West Virginia American officials have admitted that, before the leak, they knew little about the chemicals stored at the Freedom site, had no copies of materials safety data sheets for Crude MCHM, and were not prepared to test their water supply for that chemical, which was the main one leaked by Freedom.

The water company filed its new legal brief two days after a hearing at which PSC Chairman Michael Albert indicated that the commission would not go along with West Virginia American’s plan to keep all talk of planning performed before the leak out of the case. Albert also indicated that, despite the commission’s concerns about protecting security information from terrorists, the PSC hoped to find a way to ensure planning materials were not completely hidden in the case.

In previous PSC filings, water company lawyers had cited a 2002 anti-terrorism law that mandated secrecy of “assessments,” which water systems were required to prepare, to examine their vulnerability to terrorist attack “or other intentional acts.” Consumer advocates and citizen groups, though, said they wanted access not to those documents, but to separate emergency plans and source-water protection plans prepared by West Virginia American for the Elk River treatment plant.

“The intervenors seek only material relevant to evaluating the conduct of WVAWC in response to the Freedom spill,” Anthony Majestro, a lawyer for businesses that intervened in the case wrote in a legal brief filed Thursday. “That does not include material addressing terrorist or other intentional acts.
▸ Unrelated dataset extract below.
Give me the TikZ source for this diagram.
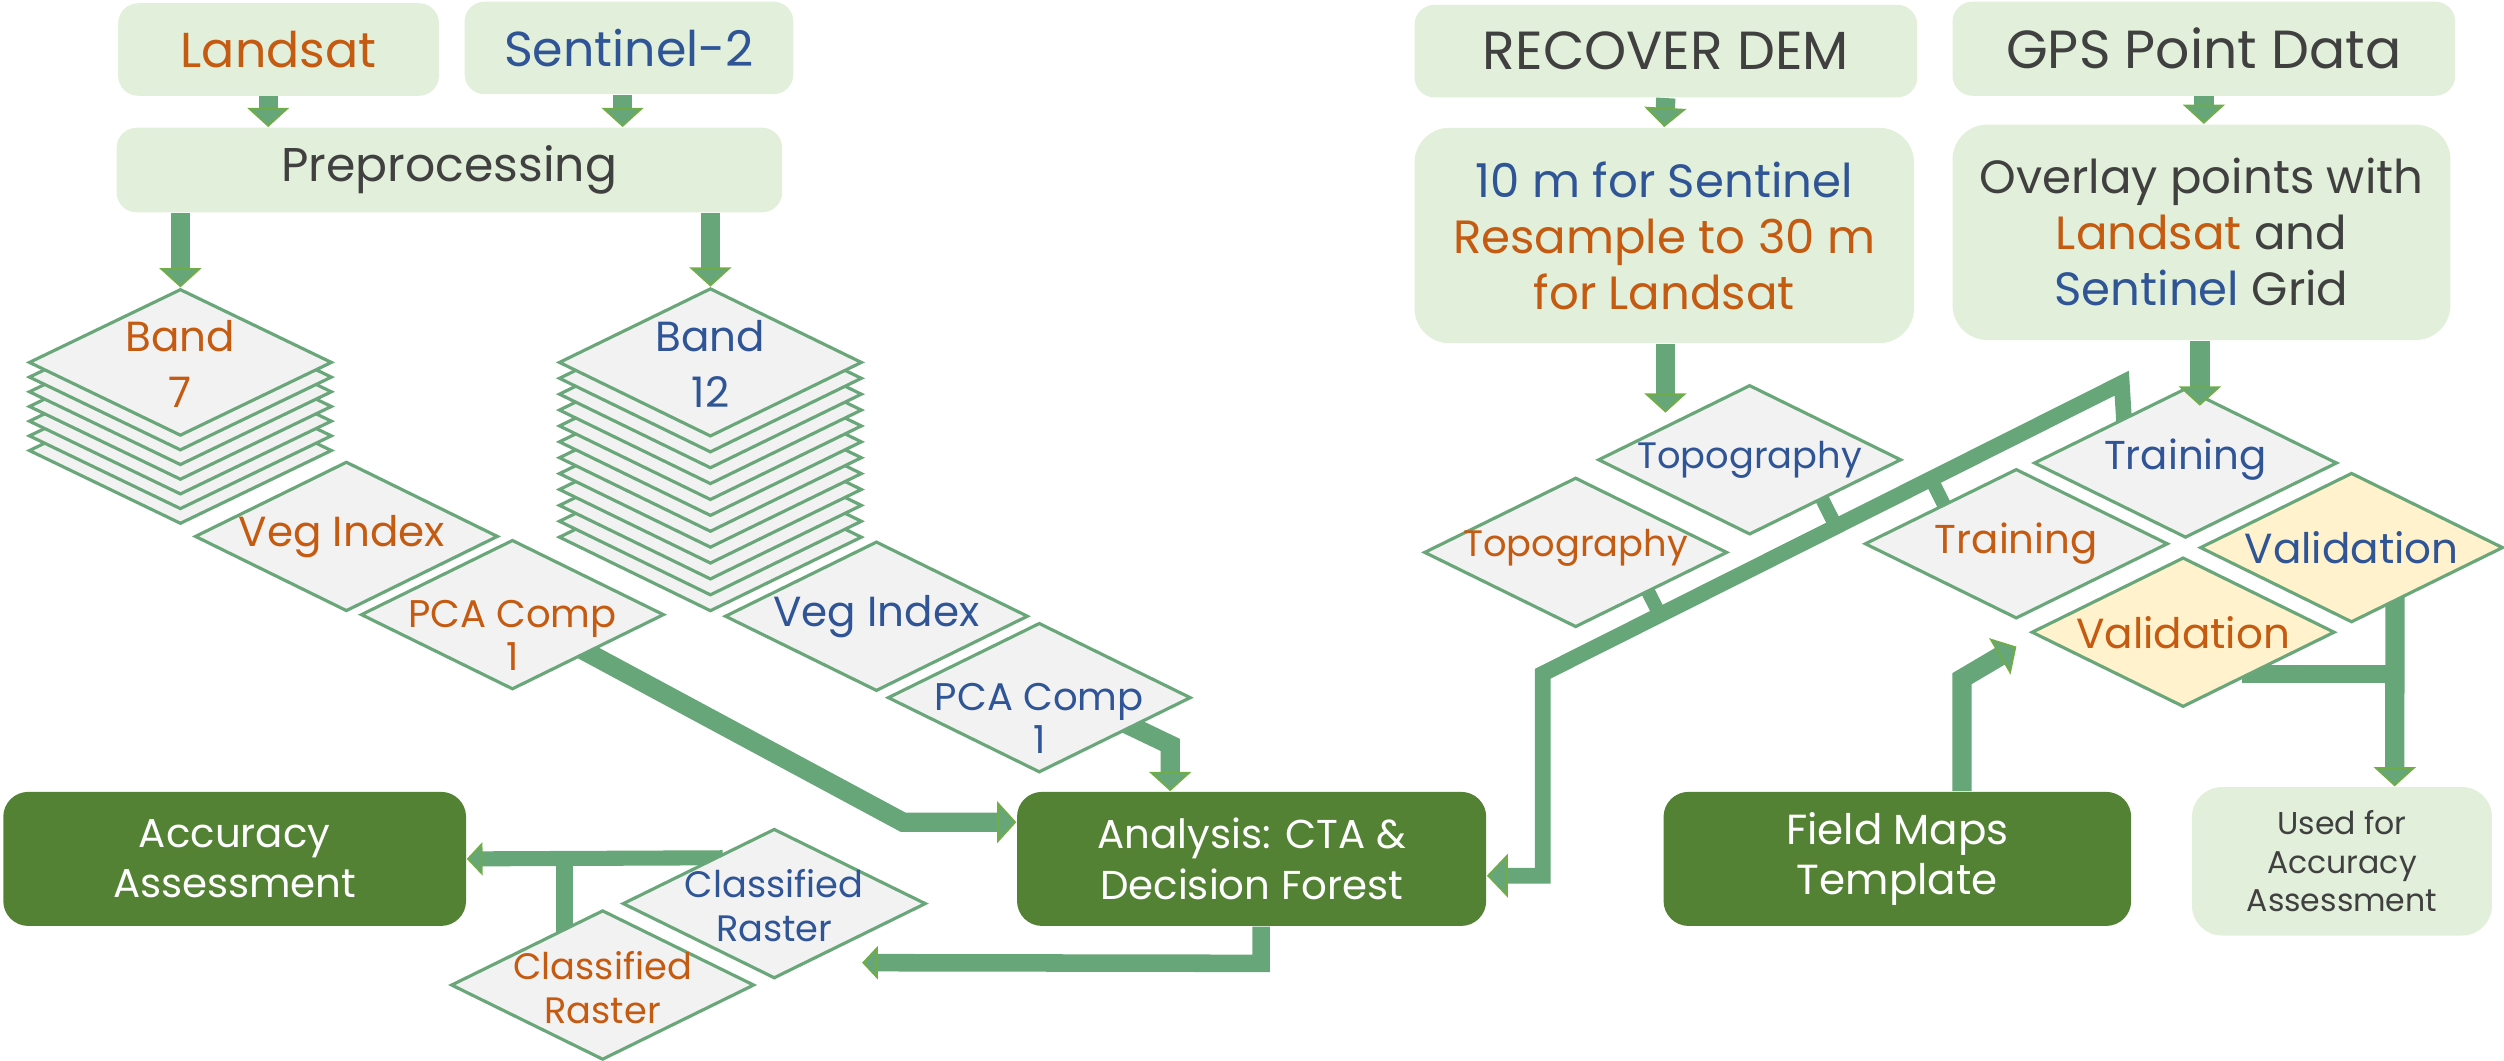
\documentclass[tikz,border=0pt]{standalone}
\usepackage{fontspec}
\setmainfont{Poppins}
\usetikzlibrary{arrows.meta,shapes.geometric,calc,backgrounds}
\definecolor{lgreen}{HTML}{E2EFDA}
\definecolor{dgreen}{HTML}{548235}
\definecolor{dfill}{HTML}{F2F2F2}
\definecolor{yfill}{HTML}{FFF2CC}
\definecolor{dline}{HTML}{69A679}
\definecolor{afill}{HTML}{67A678}
\definecolor{aline}{HTML}{70AD47}
\definecolor{corange}{HTML}{C55A11}
\definecolor{cblue}{HTML}{2F5597}
\definecolor{cdark}{HTML}{404040}
\begin{document}
\begin{tikzpicture}[x=0.016cm, y=-0.016cm,
 lbox/.style={fill=lgreen, rounded corners=0.2cm, inner sep=0pt, align=center, text=cdark, font=\fontsize{14}{17}\selectfont},
 mbox/.style={lbox, rounded corners=0.35cm, font=\fontsize{13.3}{16}\selectfont},
 dbox/.style={fill=dgreen, rounded corners=0.25cm, inner sep=0pt, align=center, text=white, font=\fontsize{11.5}{14.3}\selectfont},
 dia/.style={diamond, draw=dline, line width=0.9pt, fill=dfill, minimum width=3.04cm, minimum height=1.5cm, inner sep=0pt},
 ydia/.style={dia, fill=yfill},
 lbl/.style={align=center, inner sep=0pt},
 big/.style={lbl, font=\fontsize{12}{14.2}\selectfont},
 band/.style={lbl, font=\fontsize{12}{16}\selectfont},
 mid/.style={lbl, font=\fontsize{11}{12.5}\selectfont},
 sml/.style={lbl, font=\fontsize{10.5}{12.5}\selectfont},
 fat/.style={draw=afill, line width=5.5pt, line join=miter, -{Triangle[width=12pt,length=5.5pt,fill=afill,color=aline,line width=0.5pt]}},
 small/.style={line width=4.3pt, -{Triangle[width=9.5pt,length=4.5pt,fill=afill,color=aline,line width=0.5pt]}},
 bar/.style={draw=afill, line width=5pt},
 bus/.style={draw=afill, line width=4pt, line join=miter},
]
\useasboundingbox (0,0) rectangle (1568.5,664);

% ---------- top boxes ----------
\node[lbox, minimum width=3.216cm, minimum height=0.928cm, text=corange] (landsat) at (174.5,31) {Landsat};
\node[lbox, minimum width=3.296cm, minimum height=0.928cm, text=cblue] (sent) at (394,30) {Sentinel-2};
\node[lbox, minimum width=6.672cm, minimum height=0.848cm, font=\fontsize{13.5}{16}\selectfont] (pre) at (281.5,106.5) {Preprocessing};
\node[lbox, minimum width=5.04cm, minimum height=0.928cm, font=\fontsize{15.3}{18}\selectfont] (dem) at (1043.5,32) {RECOVER DEM};
\node[lbox, minimum width=5.04cm, minimum height=0.944cm, font=\fontsize{15.3}{18}\selectfont] (gps) at (1380.5,30.5) {GPS Point Data};
\node[mbox, minimum width=5.008cm, minimum height=2.16cm] (res) at (1042.5,147.5)
  {\textcolor{cblue}{10 m for Sentinel}\\\textcolor{corange}{Resample to 30 m}\\\textcolor{corange}{for Landsat}};
\node[mbox, minimum width=4.992cm, minimum height=2.16cm] (ovl) at (1379,145.5)
  {Overlay points with\\\textcolor{corange}{Landsat} and\\\textcolor{cblue}{Sentinel} Grid};

% ---------- bottom boxes ----------
\node[dbox, minimum width=4.64cm, minimum height=1.344cm] (acc) at (147,538) {Accuracy\\Assessment};
\node[dbox, minimum width=4.704cm, minimum height=1.344cm] (an) at (784,538) {Analysis: CTA \&\\Decision Forest};
\node[dbox, minimum width=4.688cm, minimum height=1.344cm, font=\fontsize{12}{14.3}\selectfont] (fm) at (1188.5,538) {Field Maps\\Template};
\node[lbox, rounded corners=0.3cm, minimum width=3.008cm, minimum height=1.488cm, font=\fontsize{9}{11}\selectfont] (used) at (1467,539.5) {Used for\\Accuracy\\Assessment};

% ---------- band stacks ----------
\foreach \k in {6,5,...,1} { \node[dia, minimum height=1.472cm] (b7l\k) at (113,{227+9.2*\k}) {}; }
\node[dia, minimum height=1.472cm] (b7) at (113,227) {};
\node[band, text=corange] (b7t) at ($(b7.center)+(0,1)$) {Band\\7};
\foreach \k in {11,10,...,1} { \node[dia, minimum height=1.488cm] (b12l\k) at (445,{227+9.95*\k}) {}; }
\node[dia, minimum height=1.488cm] (b12) at (445,227) {};
\node[band, text=cblue] (b12t) at ($(b12.center)+(0,1)$) {Band\\12};

% ---------- other diamonds ----------
\node[dia] (vegO) at (217,336) {};
\node[big, text=corange] (vegOt) at ($(vegO.center)+(-3,0)$) {Veg Index};
\node[dia] (pcaO) at (321,385) {};
\node[mid, text=corange] (pcaOt) at ($(pcaO.center)+(0,13)$) {PCA Comp\\1};
\node[dia] (vegB) at (549,386) {};
\node[big, text=cblue] (vegBt) at (vegB.center) {Veg Index};
\node[dia] (pcaB) at (651,437) {};
\node[mid, text=cblue] (pcaBt) at ($(pcaB.center)+(0,13)$) {PCA Comp\\1};
\node[dia] (crB) at (485,566) {};
\node[sml, text=cblue] (crBt) at ($(crB.center)+(0,1.5)$) {Classified\\Raster};
\node[dia] (crO) at (377.5,617) {};
\node[sml, text=corange] (crOt) at ($(crO.center)+(0,1.5)$) {Classified\\Raster};
\node[dia] (topoB) at (1096,288) {};
\node[sml, text=cblue] (topoBt) at (topoB.center) {Topography};
\node[dia] (topoO) at (987,346) {};
\node[sml, text=corange] (topoOt) at ($(topoO.center)+(0,-3)$) {Topography};
\node[dia] (trainO) at (1263,340.6) {};
\node[lbl, font=\fontsize{11.5}{13}\selectfont, text=corange] (trainOt) at (trainO.center) {Training};
\node[dia] (trainB) at (1369,290) {};
\node[lbl, font=\fontsize{11.5}{13}\selectfont, text=cblue] (trainBt) at ($(trainB.center)+(0,-2)$) {Training};
\node[ydia] (valB) at (1473,343) {};
\node[big, text=cblue] (valBt) at (valB.center) {Validation};
\node[ydia] (valO) at (1367.5,396) {};
\node[big, text=corange] (valOt) at (valO.center) {Validation};

% ---------- helper coordinates ----------
\coordinate (topoIn) at ($(topoB.west)!0.45!(topoB.north)+(0,-8)$);
\coordinate (trainIn) at ($(trainB.north)+(9,12)$);
\coordinate (crIn) at ($(crB.center)+(55,37)$);
\coordinate (valOin) at ($(valO.west)+(-8.5,9)$);
\coordinate (crOup) at ($(crO.west)!0.75!(crO.north)$);
\coordinate (vBout) at ($(valB.east)!0.716!(valB.south)$);
\coordinate (vOout) at ($(valO.east)!0.55!(valO.south)$);
\coordinate (tD) at ($(trainB.west)!0.6!(trainB.north)$);
\coordinate (busA) at ($(trainB.west)+(56,-50)$);
\coordinate (busB) at ($(an.east)+(35,-116)$);
\coordinate (tA0) at ($(topoO.east)!0.5!(topoO.south)$);
\coordinate (tB0) at ($(topoB.east)!0.5!(topoB.south)$);
\coordinate (tC0) at ($(trainO.west)!0.5!(trainO.north)$);
\coordinate (tA) at ($(tA0)!2pt!(topoO.center)$);
\coordinate (tB) at ($(tB0)!2pt!(topoB.center)$);
\coordinate (tC) at ($(tC0)!2pt!(trainO.center)$);

% ---------- connectors on top ----------
\draw[fat] ($(landsat.south)+(-6.5,0)$) -- ($(landsat.south |- pre.north)+(-6.5,0)$);
\draw[fat] ($(sent.south)+(-4,0)$) -- ($(sent.south |- pre.north)+(-4,0)$);
\draw[fat] (b7.north |- pre.south) -- (b7.north);
\draw[fat] (b12.north |- pre.south) -- (b12.north);
\draw[fat] (dem.south) -- (res.north);
\draw[fat] (gps.south) -- (gps.south |- ovl.north);
\draw[fat] (res.south -| topoIn) -- (topoIn);
\draw[fat] (ovl.south -| trainIn) -- (trainIn);
\draw[fat, small, line width=5pt] ($(an.south)+(6,0)$) -- ($(an.south)+(6,23)$) -- (crIn);
\draw[fat] ($(fm.north)+(40.5,0)$) -- ($(fm.north)+(40.5,-70.5)$) -- (valOin);

% ---------- connectors behind ----------
\begin{scope}[on background layer]
\draw[fat] ($($(pcaO.east)!0.5!(pcaO.south)$)!4pt!(pcaO.center)$) -- ($(an.west)+(-71,-23)$) -- ($(an.west)+(0,-23)$);
\draw[fat] ($($(pcaB.east)!0.37!(pcaB.south)$)!4pt!(pcaB.center)$) -- ($(an.north)+(-51,-29)$) -- ($(an.north)+(-51,0)$);
\draw[fat, small] ($($(crB.west)!0.6!(crB.north)$)+(6,0)$) -- (acc.east);
\draw[bar, line width=4.8pt] ($(crOup)+(0,5)$) -- (crOup |- acc.east);
\draw[fat, line width=4.5pt, -{Triangle[width=12.5pt,length=6pt,fill=afill,color=aline,line width=0.5pt]}]
  ($(tD)+(0,4)$) -- (busA) -- (busB) -- ($(an.east)+(35,10.5)$) -- ($(an.east)+(0,10.5)$);
\draw[bus] (tA) -- ($(busA)!(tA)!(busB)$);
\draw[bus] (tB) -- ($(busA)!(tB)!(busB)$);
\draw[bus] (tC) -- ($(busA)!(tC)!(busB)$);
\draw[fat] ($(vBout)+(0,-6)$) -- ($(used.north)+(33,0)$);
\draw[bar, line width=5pt] ($(vOout)+(-6,0)$) -- (vOout -| vBout);
\end{scope}
\end{tikzpicture}
\end{document}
Under the law, WVAWC simply cannot shield all material relating to its planning and response to this unintentional pollution event.”

Water company lawyers allege in their new legal brief that source-water protection plans and emergency planning efforts were “subsumed” by anti-terrorism assessments by the 2002 law, “making all planning more secret than it had been before” that provision was passed by Congress.

West Virginia American also alleges that the requested records are exempt from public disclosure under several of the nine additional exemptions that were inserted into West Virginia’s Freedom of Information Act after the 2001 al-Qaida terrorist attack.

Commissioners have indicated that they would rule on the issue by the end of the week.

In their Thursday filing with the PSC, business intervenors said that if the commission is concerned about disclosure to the public of the requested emergency planning documents, the intervening businesses would agree to accept the records subject to a PSC order preventing public disclosure of the records. Majestro said the PSC’s Consumer Advocate Division had given the water company a proposed protective order on Monday.

Also, Majestro said that, during a meeting Thursday with businesses and others who are suing the water company for damages related to the leak and resulting water crisis, West Virginia American lawyers agreed to turn over the same documents they’re objecting to producing in the PSC investigation, subject to an “appropriate protective order.”

Records previously made public in the PSC probe and through public records requests to the state Bureau for Public Health have revealed that West Virginia American told regulators three times from 2006 to 2008 that the company planned to examine what potential chemical contaminants were stored upstream from the Elk River treatment plant.

West Virginia American completed “source-water protection plans” for seven of its nine West Virginia treatment plants with federal funding provided by the bureau. However, the state-funded contractor didn’t do similar reports on the Kanawha Valley plant or on West Virginia American’s second largest facility, in Huntington.

Last week, West Virginia American spokeswoman Laura Jordan said the company “has begun work” on a source-water protection plan for the Kanawha Valley plant, which, “once completed,” will “address additional assessment of the potential sources of contamination,” including “an attempt to review Freedom.”

That work began in February 2011, but was not completed by the time of the Jan. 9 leak at Freedom, Jordan said.

In their Wednesday PSC filing, West Virginia American lawyers said the company “undertook on its own to compile a plan for the” Kanawha Valley system. Water company lawyers said the “information developed” included “aspects of contingency planning, consideration of alternative sources, and management planning activities,” all of which were “initiated” prior to Jan. 9.

On Thursday, Jordan confirmed that the source-water protection plan work for the Kanawha Valley facility “is not yet complete.”